Saved entries
··········
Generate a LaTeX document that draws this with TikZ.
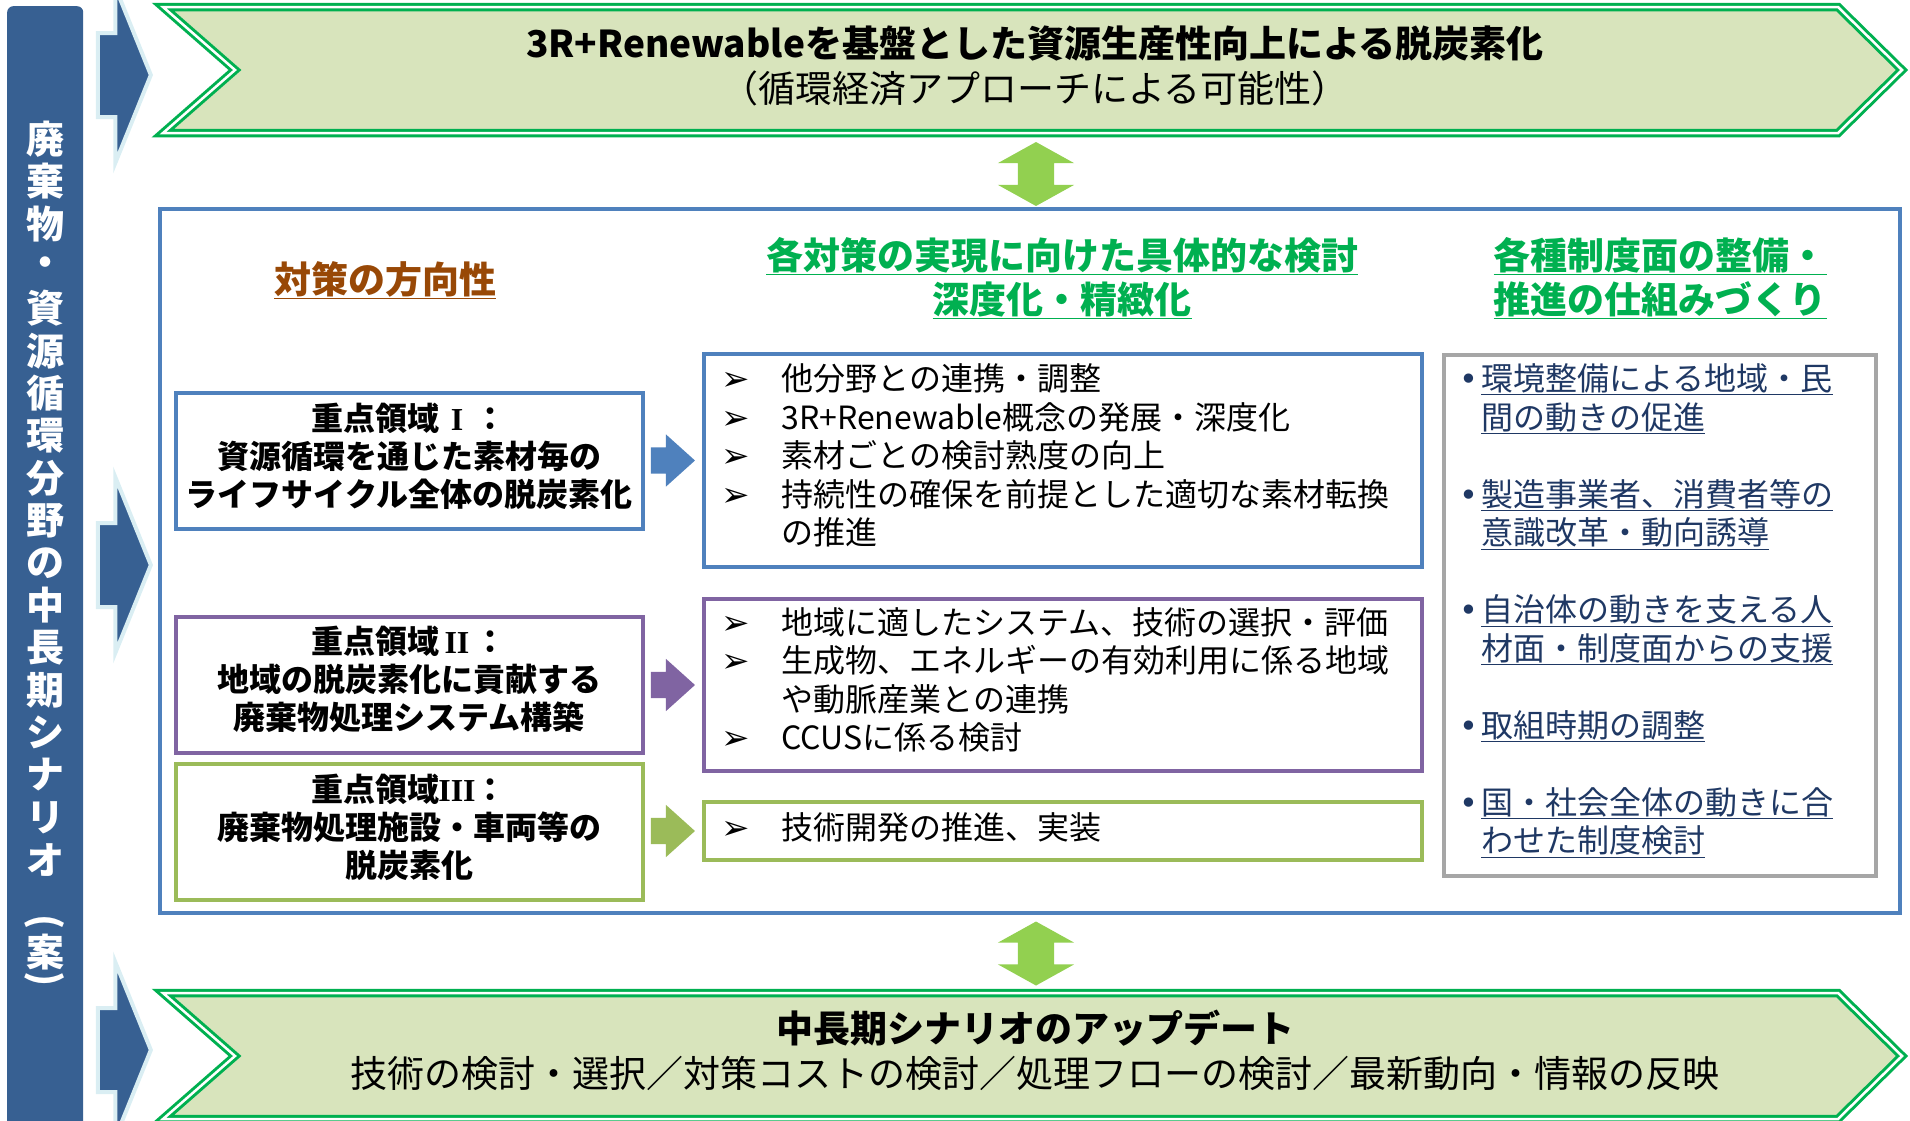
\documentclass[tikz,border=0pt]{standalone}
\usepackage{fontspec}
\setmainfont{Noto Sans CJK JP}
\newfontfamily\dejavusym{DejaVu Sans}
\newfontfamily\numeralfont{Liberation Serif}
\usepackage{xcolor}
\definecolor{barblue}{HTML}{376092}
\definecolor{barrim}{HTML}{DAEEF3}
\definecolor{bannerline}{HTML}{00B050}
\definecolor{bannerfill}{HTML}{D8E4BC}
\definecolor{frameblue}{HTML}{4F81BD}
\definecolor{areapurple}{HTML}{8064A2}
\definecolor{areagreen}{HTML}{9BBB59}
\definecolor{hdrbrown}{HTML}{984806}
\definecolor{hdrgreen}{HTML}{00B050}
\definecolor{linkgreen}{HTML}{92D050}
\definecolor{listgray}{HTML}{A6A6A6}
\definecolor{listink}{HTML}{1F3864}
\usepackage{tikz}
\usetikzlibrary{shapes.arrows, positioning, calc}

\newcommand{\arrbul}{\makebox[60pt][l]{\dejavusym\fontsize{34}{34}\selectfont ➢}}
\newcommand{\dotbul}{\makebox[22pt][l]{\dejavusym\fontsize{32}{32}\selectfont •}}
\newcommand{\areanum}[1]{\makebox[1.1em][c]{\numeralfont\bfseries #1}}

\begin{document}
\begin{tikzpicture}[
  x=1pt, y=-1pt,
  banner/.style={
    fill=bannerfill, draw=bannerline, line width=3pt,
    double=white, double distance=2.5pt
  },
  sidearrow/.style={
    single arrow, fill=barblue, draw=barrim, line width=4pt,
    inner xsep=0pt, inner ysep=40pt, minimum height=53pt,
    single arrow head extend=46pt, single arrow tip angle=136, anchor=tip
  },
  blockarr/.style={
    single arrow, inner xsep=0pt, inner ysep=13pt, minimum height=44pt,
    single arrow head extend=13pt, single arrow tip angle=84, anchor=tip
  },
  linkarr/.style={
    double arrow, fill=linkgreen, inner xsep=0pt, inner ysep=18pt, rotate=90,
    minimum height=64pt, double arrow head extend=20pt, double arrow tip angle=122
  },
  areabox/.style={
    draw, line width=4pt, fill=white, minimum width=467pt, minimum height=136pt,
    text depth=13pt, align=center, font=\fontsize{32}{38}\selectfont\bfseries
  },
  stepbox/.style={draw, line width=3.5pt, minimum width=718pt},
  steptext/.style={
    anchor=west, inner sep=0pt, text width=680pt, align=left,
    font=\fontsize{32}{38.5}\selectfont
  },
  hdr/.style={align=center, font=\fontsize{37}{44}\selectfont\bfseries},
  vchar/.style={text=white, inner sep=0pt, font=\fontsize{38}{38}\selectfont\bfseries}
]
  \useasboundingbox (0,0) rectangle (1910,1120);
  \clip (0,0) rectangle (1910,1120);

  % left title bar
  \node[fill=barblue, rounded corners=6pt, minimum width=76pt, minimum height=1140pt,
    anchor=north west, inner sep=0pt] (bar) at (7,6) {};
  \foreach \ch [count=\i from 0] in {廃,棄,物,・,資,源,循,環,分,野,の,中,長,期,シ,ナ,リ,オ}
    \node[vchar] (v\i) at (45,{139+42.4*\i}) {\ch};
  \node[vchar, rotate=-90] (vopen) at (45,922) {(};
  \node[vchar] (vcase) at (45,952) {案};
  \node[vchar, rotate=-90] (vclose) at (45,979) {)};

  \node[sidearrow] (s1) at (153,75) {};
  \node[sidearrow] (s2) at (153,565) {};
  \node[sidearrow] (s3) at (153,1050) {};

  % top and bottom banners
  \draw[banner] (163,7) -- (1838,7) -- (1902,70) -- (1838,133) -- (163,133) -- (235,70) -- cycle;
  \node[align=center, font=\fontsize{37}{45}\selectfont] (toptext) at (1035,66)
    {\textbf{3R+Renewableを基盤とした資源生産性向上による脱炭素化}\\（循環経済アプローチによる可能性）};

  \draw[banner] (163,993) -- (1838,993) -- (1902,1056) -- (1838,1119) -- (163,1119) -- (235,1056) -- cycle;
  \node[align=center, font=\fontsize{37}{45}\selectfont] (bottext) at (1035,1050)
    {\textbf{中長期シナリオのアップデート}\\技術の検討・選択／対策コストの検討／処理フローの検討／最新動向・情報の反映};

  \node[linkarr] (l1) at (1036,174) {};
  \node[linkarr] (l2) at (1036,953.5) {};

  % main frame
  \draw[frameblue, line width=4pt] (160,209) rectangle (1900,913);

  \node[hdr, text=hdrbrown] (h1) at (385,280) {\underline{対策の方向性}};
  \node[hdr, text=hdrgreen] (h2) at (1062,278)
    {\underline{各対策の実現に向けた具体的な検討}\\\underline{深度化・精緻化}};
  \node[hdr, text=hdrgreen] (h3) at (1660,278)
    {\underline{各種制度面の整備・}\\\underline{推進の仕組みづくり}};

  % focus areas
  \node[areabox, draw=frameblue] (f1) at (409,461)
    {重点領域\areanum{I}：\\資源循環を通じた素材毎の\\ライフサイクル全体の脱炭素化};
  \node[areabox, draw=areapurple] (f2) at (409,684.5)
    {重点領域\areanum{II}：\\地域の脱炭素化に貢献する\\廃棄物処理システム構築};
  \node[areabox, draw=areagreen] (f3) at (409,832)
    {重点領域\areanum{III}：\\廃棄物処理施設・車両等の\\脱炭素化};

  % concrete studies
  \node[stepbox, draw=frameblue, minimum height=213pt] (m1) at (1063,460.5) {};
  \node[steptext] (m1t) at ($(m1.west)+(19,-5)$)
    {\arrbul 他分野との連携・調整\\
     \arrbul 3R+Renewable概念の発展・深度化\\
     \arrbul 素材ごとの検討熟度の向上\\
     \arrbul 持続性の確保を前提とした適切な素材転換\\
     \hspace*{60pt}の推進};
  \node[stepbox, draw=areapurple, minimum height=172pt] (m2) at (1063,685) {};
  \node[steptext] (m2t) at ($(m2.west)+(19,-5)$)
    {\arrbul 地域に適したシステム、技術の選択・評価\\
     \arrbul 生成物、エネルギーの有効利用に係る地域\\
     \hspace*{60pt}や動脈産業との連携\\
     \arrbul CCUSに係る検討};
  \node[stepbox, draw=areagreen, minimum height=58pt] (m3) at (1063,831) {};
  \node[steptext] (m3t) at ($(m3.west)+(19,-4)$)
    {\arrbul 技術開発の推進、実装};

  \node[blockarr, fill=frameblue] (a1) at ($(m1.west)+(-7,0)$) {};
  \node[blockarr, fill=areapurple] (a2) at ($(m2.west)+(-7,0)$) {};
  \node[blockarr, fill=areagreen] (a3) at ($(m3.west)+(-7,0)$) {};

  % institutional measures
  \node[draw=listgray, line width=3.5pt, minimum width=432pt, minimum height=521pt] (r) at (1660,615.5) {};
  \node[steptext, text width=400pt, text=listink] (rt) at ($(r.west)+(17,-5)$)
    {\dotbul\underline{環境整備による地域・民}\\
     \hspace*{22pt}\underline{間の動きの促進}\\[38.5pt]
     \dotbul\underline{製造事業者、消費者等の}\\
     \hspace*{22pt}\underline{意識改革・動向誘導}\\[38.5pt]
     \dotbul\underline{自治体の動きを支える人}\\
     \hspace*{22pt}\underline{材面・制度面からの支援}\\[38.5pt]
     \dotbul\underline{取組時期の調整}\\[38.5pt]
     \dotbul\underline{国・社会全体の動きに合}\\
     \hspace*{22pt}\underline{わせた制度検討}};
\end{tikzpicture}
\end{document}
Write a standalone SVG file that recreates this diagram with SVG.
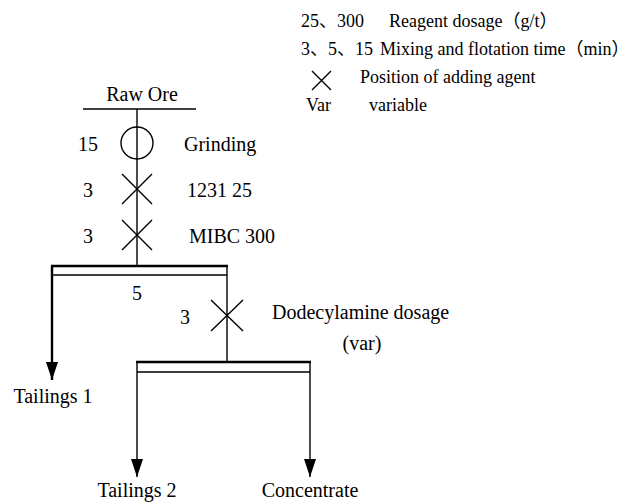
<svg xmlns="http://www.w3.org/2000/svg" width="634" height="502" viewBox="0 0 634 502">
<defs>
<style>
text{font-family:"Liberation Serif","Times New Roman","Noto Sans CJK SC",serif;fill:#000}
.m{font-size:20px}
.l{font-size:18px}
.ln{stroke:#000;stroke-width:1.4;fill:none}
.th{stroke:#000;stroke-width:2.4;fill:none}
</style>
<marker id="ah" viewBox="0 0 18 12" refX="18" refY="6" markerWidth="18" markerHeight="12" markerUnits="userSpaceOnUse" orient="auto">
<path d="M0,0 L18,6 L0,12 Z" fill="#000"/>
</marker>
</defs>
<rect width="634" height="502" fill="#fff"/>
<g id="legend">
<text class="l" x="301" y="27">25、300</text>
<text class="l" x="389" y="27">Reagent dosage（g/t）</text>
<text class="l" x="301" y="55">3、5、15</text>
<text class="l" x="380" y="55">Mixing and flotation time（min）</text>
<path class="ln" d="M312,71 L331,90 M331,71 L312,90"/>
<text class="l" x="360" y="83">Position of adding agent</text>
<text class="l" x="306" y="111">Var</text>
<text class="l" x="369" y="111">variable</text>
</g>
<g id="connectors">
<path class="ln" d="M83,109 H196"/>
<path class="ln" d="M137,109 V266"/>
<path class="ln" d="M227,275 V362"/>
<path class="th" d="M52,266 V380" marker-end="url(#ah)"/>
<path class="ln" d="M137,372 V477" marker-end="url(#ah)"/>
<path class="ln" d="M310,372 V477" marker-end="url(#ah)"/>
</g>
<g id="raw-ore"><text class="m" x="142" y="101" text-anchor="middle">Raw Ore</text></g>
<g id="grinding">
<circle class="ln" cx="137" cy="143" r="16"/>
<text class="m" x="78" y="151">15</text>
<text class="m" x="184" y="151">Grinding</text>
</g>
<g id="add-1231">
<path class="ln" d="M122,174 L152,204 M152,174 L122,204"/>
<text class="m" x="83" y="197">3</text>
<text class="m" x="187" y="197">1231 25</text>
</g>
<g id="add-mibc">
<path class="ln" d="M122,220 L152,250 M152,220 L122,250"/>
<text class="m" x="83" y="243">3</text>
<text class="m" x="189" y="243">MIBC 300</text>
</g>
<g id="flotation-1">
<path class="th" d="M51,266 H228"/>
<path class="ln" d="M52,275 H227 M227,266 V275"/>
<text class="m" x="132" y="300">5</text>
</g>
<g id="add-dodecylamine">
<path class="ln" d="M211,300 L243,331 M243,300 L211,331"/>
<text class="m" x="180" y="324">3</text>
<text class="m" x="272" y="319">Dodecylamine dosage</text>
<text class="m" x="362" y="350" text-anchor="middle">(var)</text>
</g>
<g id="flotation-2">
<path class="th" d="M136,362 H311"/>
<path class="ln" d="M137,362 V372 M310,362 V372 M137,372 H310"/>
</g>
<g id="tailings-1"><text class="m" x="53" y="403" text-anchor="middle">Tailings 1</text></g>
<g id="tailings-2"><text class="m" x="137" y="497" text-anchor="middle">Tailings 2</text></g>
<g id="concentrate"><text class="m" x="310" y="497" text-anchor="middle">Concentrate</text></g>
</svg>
··········
[STATED GOAL]
Show every line from the entries above in which "with" appears.

[FINISHED TASK]
Generate a LaTeX document that draws this with TikZ.
Write a standalone SVG file that recreates this diagram with SVG.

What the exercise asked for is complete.